Reinforcement Learning for Chemical Reactor Control: How to Optimize Yield While Extending Asset Life

Feb 2, 2026

reinforcement learning for chemical reactor control

It is 2026. The era of relying solely on PID (Proportional-Integral-Derivative) controllers for complex chemical processes is fading. While PID remains the workhorse for simple loops, and Model Predictive Control (MPC) handles constraints well, they both hit a wall when faced with the highly non-linear, transient states of modern high-performance reactors.

You are likely here because you are hitting that wall. You are a Process Control Engineer, a Data Scientist, or an R&D Manager looking at a Continuous Stirred-Tank Reactor (CSTR) or a batch process that just won't stay within optimal thresholds without constant manual intervention.

The Core Question: Why should I introduce the complexity of Reinforcement Learning (RL) into my control architecture, and is it safe enough for a live plant?

The Direct Answer: You switch to Reinforcement Learning not just to squeeze out an extra 0.5% of yield (though it does that), but to fundamentally change how your control system treats the equipment. Unlike PID, which reacts to errors, and MPC, which optimizes a fixed model, RL learns a "policy" that balances immediate process targets with long-term system stability.

In practical terms, RL is the only control strategy that can be explicitly rewarded for "being gentle" on your equipment. It can learn to maintain temperature setpoints without aggressively slamming control valves open and closed, thereby reducing thermal cycling and mechanical wear. This is the "Asset Health" angle of control theory—using AI not just for chemistry, but for longevity.

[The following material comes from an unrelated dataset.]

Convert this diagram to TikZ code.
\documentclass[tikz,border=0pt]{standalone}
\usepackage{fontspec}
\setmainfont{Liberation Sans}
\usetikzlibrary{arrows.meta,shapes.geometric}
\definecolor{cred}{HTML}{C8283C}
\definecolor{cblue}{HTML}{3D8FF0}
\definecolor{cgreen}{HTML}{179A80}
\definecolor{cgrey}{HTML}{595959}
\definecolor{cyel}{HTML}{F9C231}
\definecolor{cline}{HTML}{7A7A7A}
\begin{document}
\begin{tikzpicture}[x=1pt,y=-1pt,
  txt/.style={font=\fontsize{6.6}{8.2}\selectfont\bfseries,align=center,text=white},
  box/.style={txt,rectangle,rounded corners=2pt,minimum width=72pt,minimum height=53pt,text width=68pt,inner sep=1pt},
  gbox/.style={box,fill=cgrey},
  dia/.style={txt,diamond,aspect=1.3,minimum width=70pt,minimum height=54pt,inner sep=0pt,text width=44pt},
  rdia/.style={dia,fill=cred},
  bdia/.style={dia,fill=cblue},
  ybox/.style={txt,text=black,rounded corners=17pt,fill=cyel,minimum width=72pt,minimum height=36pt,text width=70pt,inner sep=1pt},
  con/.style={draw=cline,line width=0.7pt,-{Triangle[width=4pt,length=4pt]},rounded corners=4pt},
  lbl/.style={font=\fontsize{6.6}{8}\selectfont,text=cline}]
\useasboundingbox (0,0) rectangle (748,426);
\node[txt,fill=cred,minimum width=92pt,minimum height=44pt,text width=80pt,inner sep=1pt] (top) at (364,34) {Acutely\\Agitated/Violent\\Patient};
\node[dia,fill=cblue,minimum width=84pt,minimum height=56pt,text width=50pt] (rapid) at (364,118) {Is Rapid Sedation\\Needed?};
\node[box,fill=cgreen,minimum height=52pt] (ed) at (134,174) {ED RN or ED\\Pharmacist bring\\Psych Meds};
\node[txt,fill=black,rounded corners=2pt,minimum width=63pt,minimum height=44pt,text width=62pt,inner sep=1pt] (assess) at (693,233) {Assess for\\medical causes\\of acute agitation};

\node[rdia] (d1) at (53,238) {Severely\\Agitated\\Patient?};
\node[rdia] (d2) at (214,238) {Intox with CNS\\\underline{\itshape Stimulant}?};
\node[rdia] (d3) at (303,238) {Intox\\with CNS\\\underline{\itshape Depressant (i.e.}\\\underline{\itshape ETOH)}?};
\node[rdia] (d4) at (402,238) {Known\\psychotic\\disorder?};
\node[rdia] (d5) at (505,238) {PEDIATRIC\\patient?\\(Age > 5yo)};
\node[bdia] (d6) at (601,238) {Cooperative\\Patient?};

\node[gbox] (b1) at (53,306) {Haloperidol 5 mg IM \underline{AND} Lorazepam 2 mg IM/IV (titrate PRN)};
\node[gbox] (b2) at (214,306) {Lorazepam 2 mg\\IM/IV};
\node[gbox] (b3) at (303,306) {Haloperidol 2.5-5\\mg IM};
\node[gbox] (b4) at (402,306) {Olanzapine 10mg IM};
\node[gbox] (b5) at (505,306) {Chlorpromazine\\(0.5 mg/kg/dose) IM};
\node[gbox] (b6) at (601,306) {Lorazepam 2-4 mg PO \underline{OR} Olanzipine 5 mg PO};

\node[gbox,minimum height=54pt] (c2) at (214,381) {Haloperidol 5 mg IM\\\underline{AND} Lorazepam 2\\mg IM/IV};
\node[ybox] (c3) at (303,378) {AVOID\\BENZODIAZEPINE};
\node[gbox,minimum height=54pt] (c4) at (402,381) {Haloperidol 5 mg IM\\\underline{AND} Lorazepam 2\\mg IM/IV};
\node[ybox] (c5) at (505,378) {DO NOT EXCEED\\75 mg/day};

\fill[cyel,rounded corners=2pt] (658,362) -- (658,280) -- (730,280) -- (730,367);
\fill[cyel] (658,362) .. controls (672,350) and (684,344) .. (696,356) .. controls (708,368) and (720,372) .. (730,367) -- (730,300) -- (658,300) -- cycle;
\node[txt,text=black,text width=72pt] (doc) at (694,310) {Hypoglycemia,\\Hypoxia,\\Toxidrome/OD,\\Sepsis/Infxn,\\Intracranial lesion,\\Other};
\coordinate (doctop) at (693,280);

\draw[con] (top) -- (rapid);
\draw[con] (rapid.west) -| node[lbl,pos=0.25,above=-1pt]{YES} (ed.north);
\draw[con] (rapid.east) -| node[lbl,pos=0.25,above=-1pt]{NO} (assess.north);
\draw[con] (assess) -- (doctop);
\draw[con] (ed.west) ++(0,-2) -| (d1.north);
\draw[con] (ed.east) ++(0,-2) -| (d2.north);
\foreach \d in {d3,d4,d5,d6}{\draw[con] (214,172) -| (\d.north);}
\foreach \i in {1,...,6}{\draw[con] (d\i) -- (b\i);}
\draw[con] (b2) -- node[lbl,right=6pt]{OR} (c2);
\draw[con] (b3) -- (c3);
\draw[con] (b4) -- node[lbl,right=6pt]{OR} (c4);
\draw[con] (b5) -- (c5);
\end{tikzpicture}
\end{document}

Below, we dive deep into the mechanics, the algorithms, and the implementation strategies for deploying reinforcement learning in chemical reactor control.

How Does RL Actually Compare to PID and MPC in Practice?

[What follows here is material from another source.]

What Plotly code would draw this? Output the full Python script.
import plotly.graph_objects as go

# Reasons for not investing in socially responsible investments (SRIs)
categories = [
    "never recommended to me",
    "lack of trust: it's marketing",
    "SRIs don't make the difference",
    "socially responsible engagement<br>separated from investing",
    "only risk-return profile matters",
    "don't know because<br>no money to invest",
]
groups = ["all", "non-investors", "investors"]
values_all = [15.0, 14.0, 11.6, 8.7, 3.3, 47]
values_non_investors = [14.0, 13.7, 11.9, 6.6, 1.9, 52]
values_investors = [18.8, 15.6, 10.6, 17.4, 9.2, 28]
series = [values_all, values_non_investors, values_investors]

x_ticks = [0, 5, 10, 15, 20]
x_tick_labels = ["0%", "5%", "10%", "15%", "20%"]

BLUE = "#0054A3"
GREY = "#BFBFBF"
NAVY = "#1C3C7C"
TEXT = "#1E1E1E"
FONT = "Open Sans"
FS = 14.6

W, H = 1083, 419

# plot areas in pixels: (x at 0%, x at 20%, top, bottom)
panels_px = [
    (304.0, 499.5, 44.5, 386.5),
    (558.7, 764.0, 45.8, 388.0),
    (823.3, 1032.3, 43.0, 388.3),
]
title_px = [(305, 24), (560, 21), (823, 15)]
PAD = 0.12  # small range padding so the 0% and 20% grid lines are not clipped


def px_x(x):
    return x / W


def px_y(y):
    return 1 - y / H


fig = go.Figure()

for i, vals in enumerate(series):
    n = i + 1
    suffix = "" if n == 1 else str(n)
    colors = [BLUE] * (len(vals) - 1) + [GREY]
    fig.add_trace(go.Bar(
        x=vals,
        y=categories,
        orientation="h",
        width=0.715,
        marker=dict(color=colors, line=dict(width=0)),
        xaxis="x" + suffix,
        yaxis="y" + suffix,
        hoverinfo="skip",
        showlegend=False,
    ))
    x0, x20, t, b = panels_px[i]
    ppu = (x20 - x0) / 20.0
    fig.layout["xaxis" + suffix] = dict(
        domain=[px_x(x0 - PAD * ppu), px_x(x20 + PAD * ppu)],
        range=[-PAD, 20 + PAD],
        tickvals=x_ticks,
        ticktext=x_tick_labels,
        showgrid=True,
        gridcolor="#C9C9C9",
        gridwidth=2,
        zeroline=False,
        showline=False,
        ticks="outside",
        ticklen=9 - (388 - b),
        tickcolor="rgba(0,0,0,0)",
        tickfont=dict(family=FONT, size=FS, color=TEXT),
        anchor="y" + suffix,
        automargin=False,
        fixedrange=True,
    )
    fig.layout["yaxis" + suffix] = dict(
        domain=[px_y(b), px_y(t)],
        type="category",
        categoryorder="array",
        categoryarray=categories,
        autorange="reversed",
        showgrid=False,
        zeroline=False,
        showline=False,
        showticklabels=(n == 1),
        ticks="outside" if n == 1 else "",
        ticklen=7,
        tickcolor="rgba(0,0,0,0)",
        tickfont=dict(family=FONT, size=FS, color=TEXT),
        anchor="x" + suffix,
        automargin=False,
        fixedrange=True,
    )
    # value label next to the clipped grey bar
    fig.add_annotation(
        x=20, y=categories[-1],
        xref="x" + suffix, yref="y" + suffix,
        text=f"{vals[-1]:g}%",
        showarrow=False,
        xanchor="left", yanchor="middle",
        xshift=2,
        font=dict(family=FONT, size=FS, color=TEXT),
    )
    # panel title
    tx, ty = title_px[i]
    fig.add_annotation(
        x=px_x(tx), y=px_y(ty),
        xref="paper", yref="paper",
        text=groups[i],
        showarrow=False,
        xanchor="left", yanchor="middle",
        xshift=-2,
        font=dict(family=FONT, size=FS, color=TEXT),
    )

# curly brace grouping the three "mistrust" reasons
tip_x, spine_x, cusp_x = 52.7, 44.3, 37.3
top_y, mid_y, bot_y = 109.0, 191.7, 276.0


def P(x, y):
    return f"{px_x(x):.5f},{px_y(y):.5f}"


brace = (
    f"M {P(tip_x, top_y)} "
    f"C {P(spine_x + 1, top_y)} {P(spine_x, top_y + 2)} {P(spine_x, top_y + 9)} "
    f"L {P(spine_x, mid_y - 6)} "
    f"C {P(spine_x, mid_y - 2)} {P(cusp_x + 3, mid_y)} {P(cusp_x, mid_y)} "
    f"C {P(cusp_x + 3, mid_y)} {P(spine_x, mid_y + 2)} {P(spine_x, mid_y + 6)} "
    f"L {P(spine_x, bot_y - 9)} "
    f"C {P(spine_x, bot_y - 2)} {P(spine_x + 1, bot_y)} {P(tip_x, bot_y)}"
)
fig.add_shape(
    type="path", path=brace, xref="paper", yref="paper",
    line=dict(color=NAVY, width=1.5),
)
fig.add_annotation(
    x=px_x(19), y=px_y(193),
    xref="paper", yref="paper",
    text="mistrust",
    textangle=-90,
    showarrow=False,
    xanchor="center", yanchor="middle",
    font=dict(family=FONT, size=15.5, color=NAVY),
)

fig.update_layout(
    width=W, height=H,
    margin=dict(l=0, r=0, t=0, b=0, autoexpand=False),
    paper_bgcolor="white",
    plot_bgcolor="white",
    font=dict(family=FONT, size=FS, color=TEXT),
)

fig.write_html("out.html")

To understand why we are moving toward Deep Reinforcement Learning (DRL), we have to look at the limitations of the incumbents.

The Limitations of PID

PID controllers are linear and reactive. In a CSTR with an exothermic reaction, the relationship between cooling jacket flow and reactor temperature is rarely linear.

The Problem: To handle non-linearity, engineers often "detune" PIDs to be sluggish, sacrificing performance for stability. Or, they use gain scheduling, which creates a patchwork of control parameters that is a nightmare to maintain.
The Result: Slow response times to disturbances (like feedstock impurity changes) and overshoot during startup/shutdown phases.

The Limitations of MPC

Model Predictive Control was the gold standard for decades. It solves an optimization problem at every time step based on a mathematical model of the process.

The Problem: MPC is computationally expensive. In 2026, compute is cheap, but solving a complex non-linear optimization problem in milliseconds is still risky. Furthermore, MPC is only as good as the model. If heat transfer coefficients change due to fouling (a common occurrence), the MPC performance degrades rapidly until the model is recalibrated.
The Result: Excellent constraint handling, but rigidity in the face of degrading equipment conditions.

The Reinforcement Learning Advantage

RL is fundamentally different. It does not solve an optimization problem in real-time. Instead, it uses a Neural Network (the "Agent") that has already learned the optimal policy during training.

Inference Speed: Because the heavy lifting happens during training (offline), the online execution is incredibly fast—just a forward pass through a neural network.
Adaptability: RL agents can be trained on "domain randomization," meaning they are exposed to simulated scenarios where heat transfer coefficients vary wildly. This makes them robust to fouling and sensor drift in ways MPC struggles to match.

For facilities looking to modernize, integrating manufacturing AI software that utilizes RL agents allows for control strategies that adapt to the aging of the reactor itself.

The "Asset Health" Angle: How RL Extends Reactor Life

This is the most overlooked aspect of AI control. Most literature focuses on yield maximization. However, for a maintenance manager, the primary concern is reliability.

The Hidden Cost of Aggressive Control

Imagine a standard PID loop controlling a cooling valve. To keep the temperature within a tight $\pm 0.5^\circ C$ band, the PID might command the valve to move from 40% to 60% and back to 45% every few seconds. This is known as "chatter."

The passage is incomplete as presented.